== What you should do ==
The data below is to be returned in full and exactly.

== Source data ==
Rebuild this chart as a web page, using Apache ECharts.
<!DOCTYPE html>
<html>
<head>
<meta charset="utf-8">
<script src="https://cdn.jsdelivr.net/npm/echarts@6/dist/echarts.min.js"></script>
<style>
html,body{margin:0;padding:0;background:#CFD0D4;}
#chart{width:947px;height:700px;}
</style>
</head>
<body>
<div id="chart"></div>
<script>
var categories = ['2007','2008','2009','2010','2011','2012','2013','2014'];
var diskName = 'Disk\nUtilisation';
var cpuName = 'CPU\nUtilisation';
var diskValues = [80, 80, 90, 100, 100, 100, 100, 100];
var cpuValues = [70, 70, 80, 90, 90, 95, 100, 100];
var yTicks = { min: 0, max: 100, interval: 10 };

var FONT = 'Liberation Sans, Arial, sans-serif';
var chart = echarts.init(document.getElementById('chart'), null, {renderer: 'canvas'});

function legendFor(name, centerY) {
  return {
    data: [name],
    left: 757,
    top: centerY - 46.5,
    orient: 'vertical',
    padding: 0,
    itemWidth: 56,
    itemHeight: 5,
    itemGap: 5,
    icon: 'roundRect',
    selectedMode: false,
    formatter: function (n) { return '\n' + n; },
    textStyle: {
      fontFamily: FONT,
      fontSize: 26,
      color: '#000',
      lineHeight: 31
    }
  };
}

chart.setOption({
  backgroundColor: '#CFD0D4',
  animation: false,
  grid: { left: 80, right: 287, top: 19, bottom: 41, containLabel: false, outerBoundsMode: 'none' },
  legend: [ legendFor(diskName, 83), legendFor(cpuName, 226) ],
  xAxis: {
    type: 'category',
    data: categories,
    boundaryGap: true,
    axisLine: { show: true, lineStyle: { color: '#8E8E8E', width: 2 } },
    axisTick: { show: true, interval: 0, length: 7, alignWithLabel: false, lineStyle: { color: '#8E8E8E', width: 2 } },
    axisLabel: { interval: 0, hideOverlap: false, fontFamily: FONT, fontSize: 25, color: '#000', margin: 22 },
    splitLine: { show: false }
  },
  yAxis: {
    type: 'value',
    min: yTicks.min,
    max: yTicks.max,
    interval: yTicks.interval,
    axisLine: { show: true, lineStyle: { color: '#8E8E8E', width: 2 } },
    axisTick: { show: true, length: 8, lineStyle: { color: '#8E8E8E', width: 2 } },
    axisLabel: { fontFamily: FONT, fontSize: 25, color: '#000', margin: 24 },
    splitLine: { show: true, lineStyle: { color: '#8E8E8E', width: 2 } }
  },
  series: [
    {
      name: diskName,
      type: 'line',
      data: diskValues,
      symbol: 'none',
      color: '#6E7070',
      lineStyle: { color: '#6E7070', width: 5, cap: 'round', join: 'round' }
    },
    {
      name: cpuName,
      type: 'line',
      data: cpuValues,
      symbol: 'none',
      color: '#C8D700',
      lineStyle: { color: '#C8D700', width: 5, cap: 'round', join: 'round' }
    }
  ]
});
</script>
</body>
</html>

== Solution ==
Rebuild this chart as a web page, using Apache ECharts.
<!DOCTYPE html>
<html>
<head>
<meta charset="utf-8">
<script src="https://cdn.jsdelivr.net/npm/echarts@6/dist/echarts.min.js"></script>
<style>
html,body{margin:0;padding:0;background:#CFD0D4;}
#chart{width:947px;height:700px;}
</style>
</head>
<body>
<div id="chart"></div>
<script>
var categories = ['2007','2008','2009','2010','2011','2012','2013','2014'];
var diskName = 'Disk\nUtilisation';
var cpuName = 'CPU\nUtilisation';
var diskValues = [80, 80, 90, 100, 100, 100, 100, 100];
var cpuValues = [70, 70, 80, 90, 90, 95, 100, 100];
var yTicks = { min: 0, max: 100, interval: 10 };

var FONT = 'Liberation Sans, Arial, sans-serif';
var chart = echarts.init(document.getElementById('chart'), null, {renderer: 'canvas'});

function legendFor(name, centerY) {
  return {
    data: [name],
    left: 757,
    top: centerY - 46.5,
    orient: 'vertical',
    padding: 0,
    itemWidth: 56,
    itemHeight: 5,
    itemGap: 5,
    icon: 'roundRect',
    selectedMode: false,
    formatter: function (n) { return '\n' + n; },
    textStyle: {
      fontFamily: FONT,
      fontSize: 26,
      color: '#000',
      lineHeight: 31
    }
  };
}

chart.setOption({
  backgroundColor: '#CFD0D4',
  animation: false,
  grid: { left: 80, right: 287, top: 19, bottom: 41, containLabel: false, outerBoundsMode: 'none' },
  legend: [ legendFor(diskName, 83), legendFor(cpuName, 226) ],
  xAxis: {
    type: 'category',
    data: categories,
    boundaryGap: true,
    axisLine: { show: true, lineStyle: { color: '#8E8E8E', width: 2 } },
    axisTick: { show: true, interval: 0, length: 7, alignWithLabel: false, lineStyle: { color: '#8E8E8E', width: 2 } },
    axisLabel: { interval: 0, hideOverlap: false, fontFamily: FONT, fontSize: 25, color: '#000', margin: 22 },
    splitLine: { show: false }
  },
  yAxis: {
    type: 'value',
    min: yTicks.min,
    max: yTicks.max,
    interval: yTicks.interval,
    axisLine: { show: true, lineStyle: { color: '#8E8E8E', width: 2 } },
    axisTick: { show: true, length: 8, lineStyle: { color: '#8E8E8E', width: 2 } },
    axisLabel: { fontFamily: FONT, fontSize: 25, color: '#000', margin: 24 },
    splitLine: { show: true, lineStyle: { color: '#8E8E8E', width: 2 } }
  },
  series: [
    {
      name: diskName,
      type: 'line',
      data: diskValues,
      symbol: 'none',
      color: '#6E7070',
      lineStyle: { color: '#6E7070', width: 5, cap: 'round', join: 'round' }
    },
    {
      name: cpuName,
      type: 'line',
      data: cpuValues,
      symbol: 'none',
      color: '#C8D700',
      lineStyle: { color: '#C8D700', width: 5, cap: 'round', join: 'round' }
    }
  ]
});
</script>
</body>
</html>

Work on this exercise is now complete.